Mortgage lender Nationwide has predicted there will be a leap in the number of transactions in the first three months of the year as buyers rush to complete on property purchases before the tax thresholds increase.
Currently first-time buyers are exempt from stamp duty on up to £425,000 of their property’s price. But this will end on 31 March 2025, when the nil rate will only apply to the first £300,000 for those buying their first home. The stamp duty nil rate threshold will also reduce for all other buyers from £250,000 to £125,000.
The hurry to purchase homes before the stamp duty thresholds fall at the end of March is expected to inflate property prices at the start of the year. But after this, there will be a period of rebalancing.
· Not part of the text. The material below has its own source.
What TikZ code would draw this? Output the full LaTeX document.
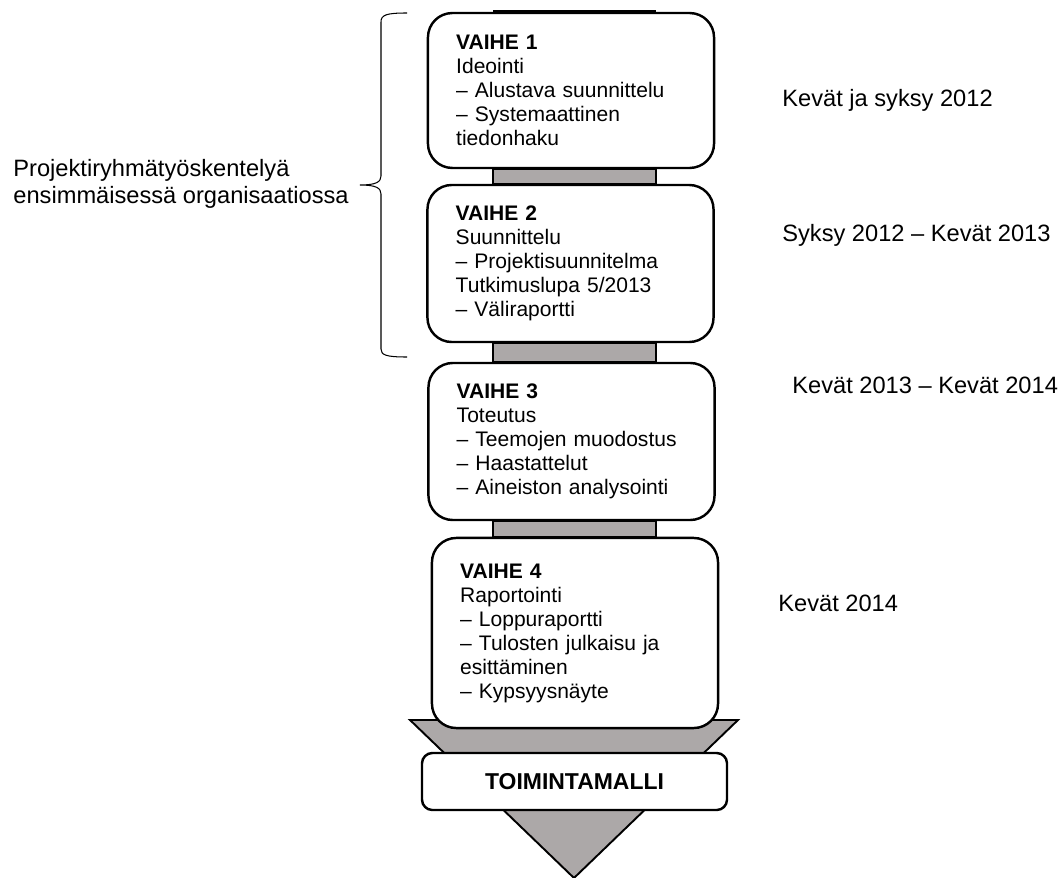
\documentclass[tikz,border=0pt]{standalone}
\usepackage{fontspec}
\setmainfont{Liberation Sans}
\usepackage{tikz}
\definecolor{flowgray}{RGB}{172,168,168}
\usetikzlibrary{calc}

\begin{document}
\begin{tikzpicture}[
    x=0.575pt, y=-0.575pt,
    phase/.style={rectangle, rounded corners=14pt, draw=black, line width=1.4pt, fill=white,
                  text width=132pt, inner xsep=16.25pt, inner ysep=4pt, align=left,
                  font=\fontsize{12.1}{13.8}\selectfont},
    joint/.style={draw=black, line width=1.1pt, fill=flowgray},
    sidetext/.style={anchor=west, inner sep=0pt, font=\fontsize{13.6}{15.4}\selectfont}
  ]
    \useasboundingbox (0,0) rectangle (1063,878);

    % big arrow behind the last phase
    \draw[joint] (410,720) -- (738,720) -- (574,878) -- cycle;
    \draw[line width=1.1pt] (493,11) -- (656,11);

    % Phases
    \node[phase, minimum height=89.1pt] (v1) at (571,90.5) {
      \textbf{VAIHE 1}\\ Ideointi\\ – Alustava suunnittelu\\ – Systemaattinen\\ tiedonhaku
    };
    \node[phase, minimum height=90.3pt] (v2) at (570.5,263.5) {
      \textbf{VAIHE 2}\\ Suunnittelu\\ – Projektisuunnitelma\\ Tutkimuslupa 5/2013\\ – Väliraportti
    };
    \node[phase, minimum height=90.3pt] (v3) at (571.5,441.5) {
      \textbf{VAIHE 3}\\ Toteutus\\ – Teemojen muodostus\\ – Haastattelut\\ – Aineiston analysointi
    };
    \node[phase, minimum height=109.3pt] (v4) at (575,633) {
      \textbf{VAIHE 4}\\ Raportointi\\ – Loppuraportti\\ – Tulosten julkaisu ja\\ esittäminen\\ – Kypsyysnäyte
    };

    % Joints between phases
    \draw[joint] (493,0 |- v1.south) rectangle (656,0 |- v2.north);
    \draw[joint] (493,0 |- v2.south) rectangle (656,0 |- v3.north);
    \draw[joint] (493,0 |- v3.south) rectangle (656,0 |- v4.north);

    % Result
    \node[rectangle, rounded corners=6pt, draw=black, line width=1.4pt, fill=white,
          minimum width=175.4pt, minimum height=32.8pt,
          font=\fontsize{13.2}{15}\selectfont\bfseries] (malli) at (574.5,781.5) {TOIMINTAMALLI};

    % Brace for the first two phases
    \coordinate (brace) at (360,185);
    \draw[line width=0.6pt] (407,13) .. controls (386,13) and (381,15) .. (381,22)
      -- (381,176) .. controls (381,182) and (376,185) .. (brace)
      .. controls (376,185) and (381,188) .. (381,194)
      -- (381,349) .. controls (381,355) and (386,357) .. (407,357);
    \node[anchor=east, inner sep=0pt, align=left, font=\fontsize{13.6}{15.4}\selectfont] (ryhma)
      at ($(brace)+(-11,-1)$) {Projektiryhmätyöskentelyä\\ ensimmäisessä organisaatiossa};

    % Timing
    \node[sidetext] (t1) at (782,100) {Kevät ja syksy 2012};
    \node[sidetext] (t2) at (782,235) {Syksy 2012 – Kevät 2013};
    \node[sidetext] (t3) at (792,385) {Kevät 2013 – Kevät 2014};
    \node[sidetext] (t4) at (778,603) {Kevät 2014};
  \end{tikzpicture}
\end{document}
Over the year Nationwide predicts house prices will rise by 2% to 4%.
Robert Gardner, chief economist at Nationwide, said: “Upcoming changes to stamp duty are likely to generate volatility, as buyers bring forward their purchases to avoid the additional tax.
“This will lead to a jump in transactions in the first three months of 2025 (especially in March) and a corresponding period of weakness in the following three to six months, as occurred in the wake of previous stamp duty changes.
“This will make it more difficult to discern the underlying strength of the market.
“But, providing the economy continues to recover steadily, as we expect, the underlying pace of housing market activity is likely to continue to strengthen gradually as affordability constraints ease through a combination of modestly lower interest rates and earnings outpacing house price growth, where the latter is likely to remain broadly in the 2% to 4% range in 2025.”
Estate agents have made similar predictions with Chestertons forecasting a 3.4% increase in property prices across the UK and a 3% rise in London.
Meanwhile, a survey of agents at Jackson-Stops found a third thought property prices would hold in 2024, while a further third expected an increase of between 2% and 4%.